I get asked all the time why netbooks are suddenly so popular. My usual response is this: Once upon a time if you wanted a light weight, ultraportable laptop, you had to pay a premium price and you’d still wind up with a machine that wasn’t as powerful as a cheaper full sized laptop. Now, instead of paying $1500, you can pay $400 and get a machine that’s likely smaller and lighter than anything you would have found a few years ago. It might not be the most capable machine, but it’ll get the job done if you need to surf the web, edit some documents, or even perform some light weight multimedia duties.

Of course, there’s another factor: The economy. I think cheap and portable are always going to be great selling points, whether you’re talking about phones, computers, or handheld video game consoles. But when the economy is tanking, a lot of people that might otherwise be in the market for a $1000 computer might be looking for cheaper alternatives.

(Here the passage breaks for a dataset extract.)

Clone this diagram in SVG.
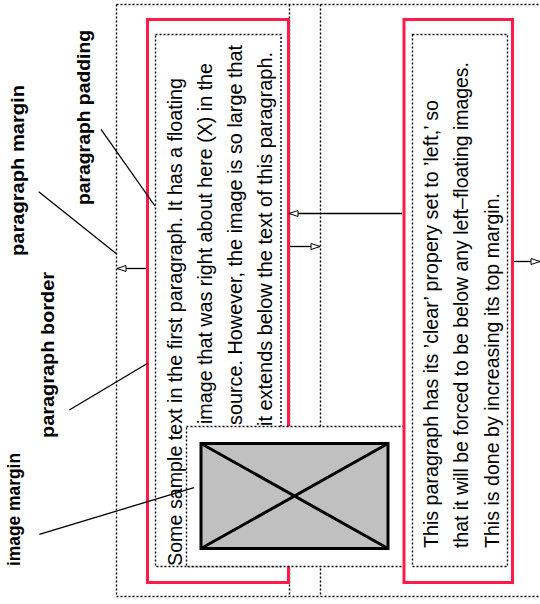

So the move toward netbooks is great for consumers. Nearly every major computer maker now offers some sort of low cost mini-laptop, which means there are plenty of choices out there. But while some netbook makers like Asus and Acer have been riding the wave of netbook popularity to increase their market share, other companies like HP and Lenovo would probably rather sell you a higher end machine with a better profit margin. It’s just that they can’t afford to stay out of the netbook market a a time when consumer demand for them is so high. The same goes for Microsoft. The company has started offering low cost Windows XP licenses to netbook makers as an incentive to get the computer manufacturers to include Windows instead of free software like Linux.

The upshot for software and hardware companies is that they have something to sell. The downside is that the profit margins are likely lower than they’re used to, which can affect their bottom lines… but it seems silly to complain that computer makers, chip makers, and software developers are taking a hit in the current economy, because you know what? Everybody is.

Anyway, long story short, if you’re tired of reading me opine about all of this, the folks at ChannelWeb have put together one of the best reports I’ve seen so far explaining the situtation. It’s choc full of facts, figures, and interviews with industry insiders. If you want to wrap your head around some of the reasons why the netbook market is growing at a time when computer sales are hurting, you should give the article a read.

Update: It’s been a good week for in-depth think pieces about netbooks and how they’re changing the industry. If you just can’t get enough of this topic, check out Clive Thompson’s excellent overview for Wired.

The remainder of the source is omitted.